Phase 3: Vertical Slices and Cross-Functional Squads

This was the core of our collaborative strategy. We tackled the migration vertically, one business domain at a time, carving out a piece of the monolith with each sprint.

For each vertical slice (e.g., “User Engagement”), we formed a temporary, cross-functional “squad” consisting of the business stakeholder, an analyst, and a data engineer. In a kickoff meeting for the “User Engagement” slice, the Product Manager would state their goal: “I need to understand user retention by acquisition channel, and I need to trust the numbers.” The Analyst would then translate this into dbt models (fct_user_retention), replacing the old, untrusted SQL scripts. The Data Engineer would ensure the raw event stream data feeding the stg_ models was sound. This tight feedback loop, managed through Git and dbt Cloud’s UI, was a game-changer.

We worked through the old dashboard, slice by slice, replacing pieces of the Airflow monolith with robust, tested, and documented dbt models.

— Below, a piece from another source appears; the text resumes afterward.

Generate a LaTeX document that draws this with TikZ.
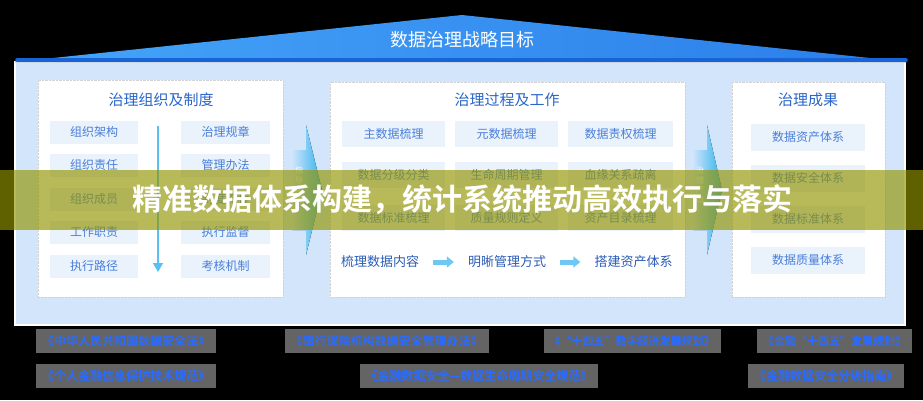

The Impact: Measuring the Transformation

The migration project was officially concluded after three quarters. The old dashboard and its underlying Airflow DAG were decommissioned. The impact was felt across the entire organization.

Analytics Velocity: The most immediate change was the speed of the data team. The time to answer a new, ad-hoc business question dropped from an average of two weeks to less than two days. Because our data was now modeled into clean, reusable components, analysts could often answer questions with a simple query on a data mart, rather than writing a complex, 500-line query from scratch.
Product Velocity: The impact on the product team was profound. One Product Manager told me she used to spend 5-10 hours every week manually validating data. With the new, trusted dashboards, that time dropped to less than an hour. She now uses that recovered time for what she was hired to do: talking to customers and planning new features.
Business Impact and Trust: The ultimate win was the restoration of trust in data. Six months after the project, we had a high-stakes meeting to decide on a major pricing change. In the past, this meeting would have been derailed by arguments over the data’s validity. This time, everyone came to the meeting with the same dashboard, powered by the same finance_mart. The debate was not about the data’s accuracy; it was about its strategic implications. We made a faster, more confident decision that ultimately increased revenue by 5%.

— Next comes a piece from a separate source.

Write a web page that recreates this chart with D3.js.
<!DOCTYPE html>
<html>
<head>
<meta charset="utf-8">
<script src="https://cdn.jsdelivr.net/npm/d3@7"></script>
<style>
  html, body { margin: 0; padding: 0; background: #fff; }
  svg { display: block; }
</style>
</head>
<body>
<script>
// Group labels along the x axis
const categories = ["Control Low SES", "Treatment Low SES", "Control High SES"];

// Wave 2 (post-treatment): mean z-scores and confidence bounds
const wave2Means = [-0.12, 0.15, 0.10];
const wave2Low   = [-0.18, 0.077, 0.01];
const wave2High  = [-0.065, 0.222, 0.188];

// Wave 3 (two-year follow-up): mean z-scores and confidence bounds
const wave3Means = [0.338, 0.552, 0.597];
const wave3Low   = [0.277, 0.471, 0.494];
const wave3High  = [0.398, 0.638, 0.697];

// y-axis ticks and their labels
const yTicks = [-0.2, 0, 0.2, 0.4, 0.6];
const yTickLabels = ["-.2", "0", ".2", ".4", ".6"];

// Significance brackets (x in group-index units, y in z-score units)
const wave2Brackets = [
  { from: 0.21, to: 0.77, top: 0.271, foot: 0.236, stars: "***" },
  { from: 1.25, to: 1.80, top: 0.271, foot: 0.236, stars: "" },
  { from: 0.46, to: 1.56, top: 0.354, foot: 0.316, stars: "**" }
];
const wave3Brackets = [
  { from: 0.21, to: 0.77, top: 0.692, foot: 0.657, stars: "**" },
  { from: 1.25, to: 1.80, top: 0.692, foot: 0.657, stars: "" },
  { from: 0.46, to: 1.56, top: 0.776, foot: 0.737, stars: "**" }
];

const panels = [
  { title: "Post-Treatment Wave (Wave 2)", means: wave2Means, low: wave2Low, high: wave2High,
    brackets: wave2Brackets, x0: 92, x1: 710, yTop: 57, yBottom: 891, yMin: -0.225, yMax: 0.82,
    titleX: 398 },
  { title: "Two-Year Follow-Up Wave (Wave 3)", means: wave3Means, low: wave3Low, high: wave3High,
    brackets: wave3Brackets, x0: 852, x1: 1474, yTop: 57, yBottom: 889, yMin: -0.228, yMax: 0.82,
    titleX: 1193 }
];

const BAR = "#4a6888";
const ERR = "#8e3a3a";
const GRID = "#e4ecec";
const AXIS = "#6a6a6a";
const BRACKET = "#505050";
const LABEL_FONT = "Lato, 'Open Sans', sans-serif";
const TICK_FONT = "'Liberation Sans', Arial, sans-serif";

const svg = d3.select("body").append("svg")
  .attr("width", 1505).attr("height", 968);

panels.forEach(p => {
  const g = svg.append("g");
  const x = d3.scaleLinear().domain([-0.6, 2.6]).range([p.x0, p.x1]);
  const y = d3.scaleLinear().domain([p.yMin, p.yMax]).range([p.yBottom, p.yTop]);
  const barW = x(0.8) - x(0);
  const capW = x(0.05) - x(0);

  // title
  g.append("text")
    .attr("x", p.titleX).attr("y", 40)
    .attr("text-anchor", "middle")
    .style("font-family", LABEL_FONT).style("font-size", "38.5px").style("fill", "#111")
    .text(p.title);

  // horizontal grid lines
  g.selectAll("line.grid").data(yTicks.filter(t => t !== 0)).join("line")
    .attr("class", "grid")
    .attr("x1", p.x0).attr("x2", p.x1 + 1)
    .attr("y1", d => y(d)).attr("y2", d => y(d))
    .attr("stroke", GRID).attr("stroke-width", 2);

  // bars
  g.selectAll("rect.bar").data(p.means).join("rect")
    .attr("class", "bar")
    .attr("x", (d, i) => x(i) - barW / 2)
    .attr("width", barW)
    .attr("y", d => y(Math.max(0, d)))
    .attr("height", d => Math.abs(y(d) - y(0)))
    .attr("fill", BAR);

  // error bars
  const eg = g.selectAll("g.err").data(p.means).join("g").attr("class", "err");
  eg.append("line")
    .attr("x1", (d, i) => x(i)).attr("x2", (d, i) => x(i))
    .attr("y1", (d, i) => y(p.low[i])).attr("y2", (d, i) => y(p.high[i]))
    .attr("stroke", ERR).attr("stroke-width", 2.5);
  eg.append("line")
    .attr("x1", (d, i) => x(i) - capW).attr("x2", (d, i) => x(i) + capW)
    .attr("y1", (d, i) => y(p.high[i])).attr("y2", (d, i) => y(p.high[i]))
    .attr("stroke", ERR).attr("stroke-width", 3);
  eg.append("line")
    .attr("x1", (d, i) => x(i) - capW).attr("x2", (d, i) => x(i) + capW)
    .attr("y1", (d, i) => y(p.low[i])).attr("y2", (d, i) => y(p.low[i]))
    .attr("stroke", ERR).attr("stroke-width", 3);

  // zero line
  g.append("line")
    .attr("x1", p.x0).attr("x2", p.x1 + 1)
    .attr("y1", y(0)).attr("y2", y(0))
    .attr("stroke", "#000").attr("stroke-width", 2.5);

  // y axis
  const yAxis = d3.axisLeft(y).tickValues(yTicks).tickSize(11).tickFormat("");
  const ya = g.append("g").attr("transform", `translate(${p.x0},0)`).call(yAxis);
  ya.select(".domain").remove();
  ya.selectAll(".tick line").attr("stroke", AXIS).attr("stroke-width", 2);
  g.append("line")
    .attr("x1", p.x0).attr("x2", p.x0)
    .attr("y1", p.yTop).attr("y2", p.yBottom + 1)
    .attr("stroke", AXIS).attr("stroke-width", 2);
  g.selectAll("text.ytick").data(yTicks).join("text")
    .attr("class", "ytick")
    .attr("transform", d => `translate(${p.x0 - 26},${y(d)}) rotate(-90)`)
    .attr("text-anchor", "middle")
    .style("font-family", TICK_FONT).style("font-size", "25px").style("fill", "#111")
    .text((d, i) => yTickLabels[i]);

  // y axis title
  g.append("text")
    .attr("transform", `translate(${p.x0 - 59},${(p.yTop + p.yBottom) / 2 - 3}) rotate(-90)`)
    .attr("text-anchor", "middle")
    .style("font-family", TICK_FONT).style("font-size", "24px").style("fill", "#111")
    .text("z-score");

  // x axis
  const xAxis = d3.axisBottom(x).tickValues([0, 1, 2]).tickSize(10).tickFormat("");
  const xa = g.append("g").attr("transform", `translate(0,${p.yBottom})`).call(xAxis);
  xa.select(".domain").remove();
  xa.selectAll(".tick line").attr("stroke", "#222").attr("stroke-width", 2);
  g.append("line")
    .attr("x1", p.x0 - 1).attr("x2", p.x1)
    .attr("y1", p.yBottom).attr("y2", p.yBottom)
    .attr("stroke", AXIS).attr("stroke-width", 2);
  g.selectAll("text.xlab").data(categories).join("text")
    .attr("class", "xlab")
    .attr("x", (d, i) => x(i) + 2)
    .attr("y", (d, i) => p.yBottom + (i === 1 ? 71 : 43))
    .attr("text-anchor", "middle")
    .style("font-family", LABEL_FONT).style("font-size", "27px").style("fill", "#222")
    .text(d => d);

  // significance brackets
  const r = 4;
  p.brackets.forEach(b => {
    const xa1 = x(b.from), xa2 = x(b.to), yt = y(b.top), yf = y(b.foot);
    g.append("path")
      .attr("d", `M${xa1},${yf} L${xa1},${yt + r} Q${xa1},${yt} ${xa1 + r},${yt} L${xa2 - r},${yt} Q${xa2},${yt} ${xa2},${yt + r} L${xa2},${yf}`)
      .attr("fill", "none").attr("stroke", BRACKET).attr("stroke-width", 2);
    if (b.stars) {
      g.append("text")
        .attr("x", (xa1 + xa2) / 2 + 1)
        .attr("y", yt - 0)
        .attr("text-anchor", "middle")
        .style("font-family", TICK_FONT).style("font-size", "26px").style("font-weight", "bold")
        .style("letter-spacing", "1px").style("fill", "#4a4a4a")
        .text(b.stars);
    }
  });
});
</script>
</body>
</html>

A Marketing Success Story: From Wasted Spend to Optimized ROAS

Before the migration, the marketing team operated on a spreadsheet. They would manually export ad spend data from Google and Facebook and try to join it with conversion data from our production database. The process was slow, error-prone, and always a week out of date. After the migration, we built a dedicated marketing_mart. This new mart joined data from our Fivetran-powered ad platform sources with our internal fct_conversions model. For the first time, the team could build a self-serve dashboard in Tableau showing daily Return on Ad Spend (ROAS) by channel and campaign. Within the first month, they discovered they were overspending on a low-performing Facebook campaign. They reallocated $20,000 of that budget to a high-performing Google Ads campaign, resulting in a 15% increase in marketing-attributable revenue the following quarter. This was a direct, measurable financial win that was impossible with our old infrastructure.

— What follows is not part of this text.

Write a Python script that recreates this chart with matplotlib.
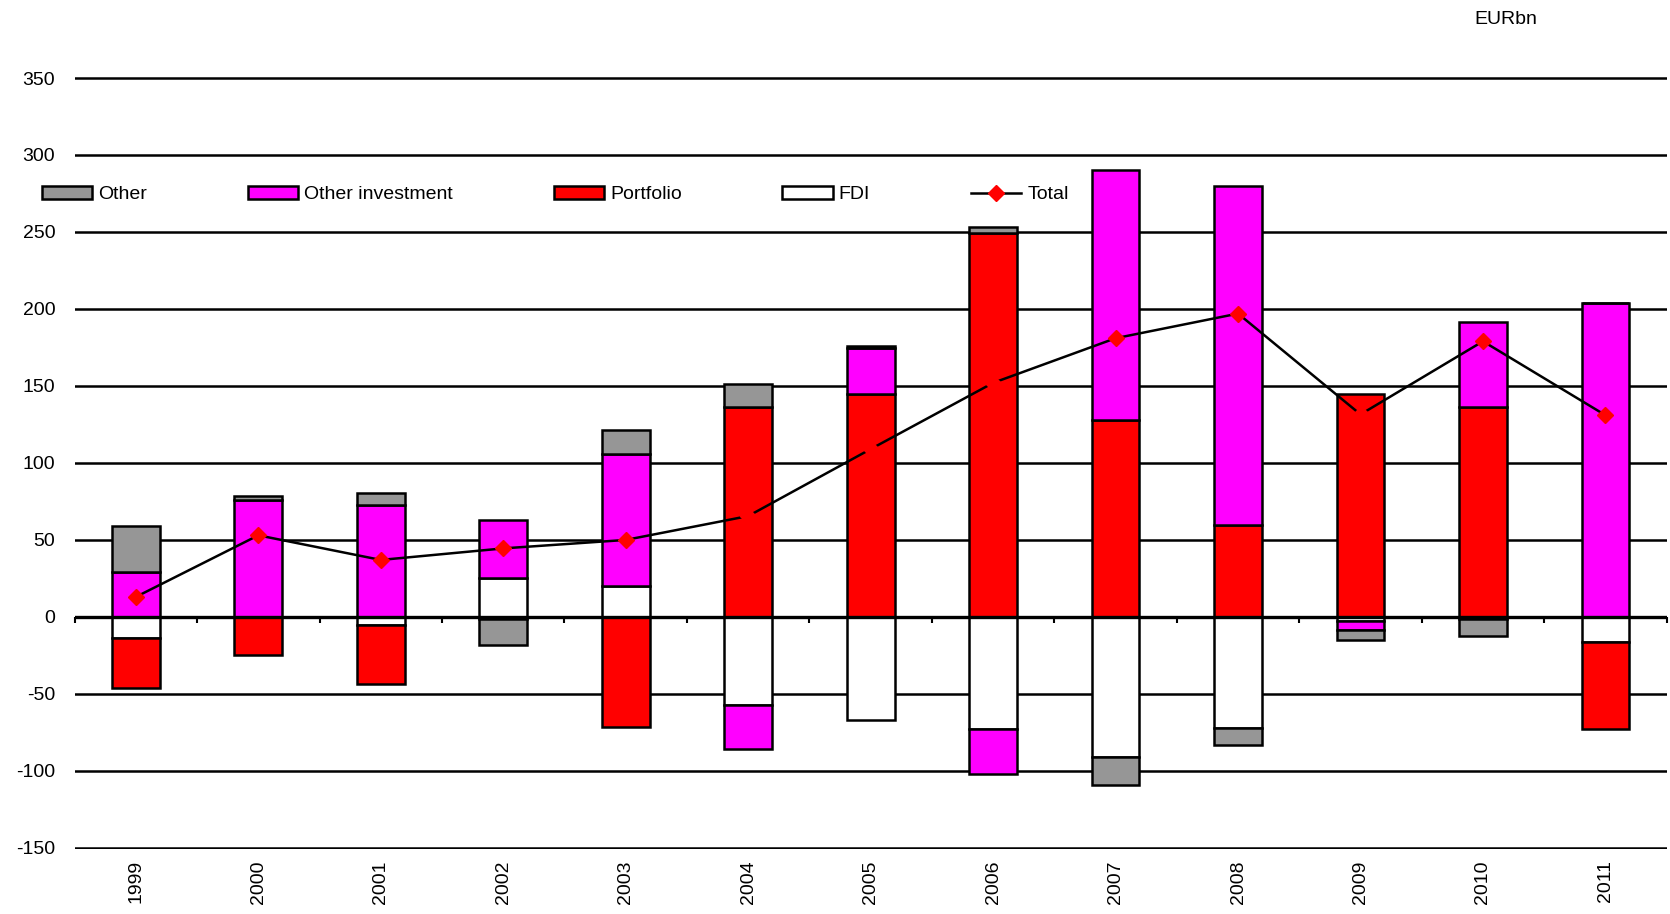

Conclusion: More Than a Technical Upgrade

Migrating our failing dashboard to dbt Cloud was not just a technical upgrade; it was a cultural transformation. We successfully deconstructed an opaque, monolithic system into a collection of modular, testable, and well-documented data products, managed with the reliability of a modern software engineering workflow. We moved from a reactive, chaotic environment to a proactive, professional data culture governed by the principles of Analytical Engineering. The final output of the project wasn’t a new dashboard; it was a scalable, reliable, and trustworthy data platform that the entire business could build upon.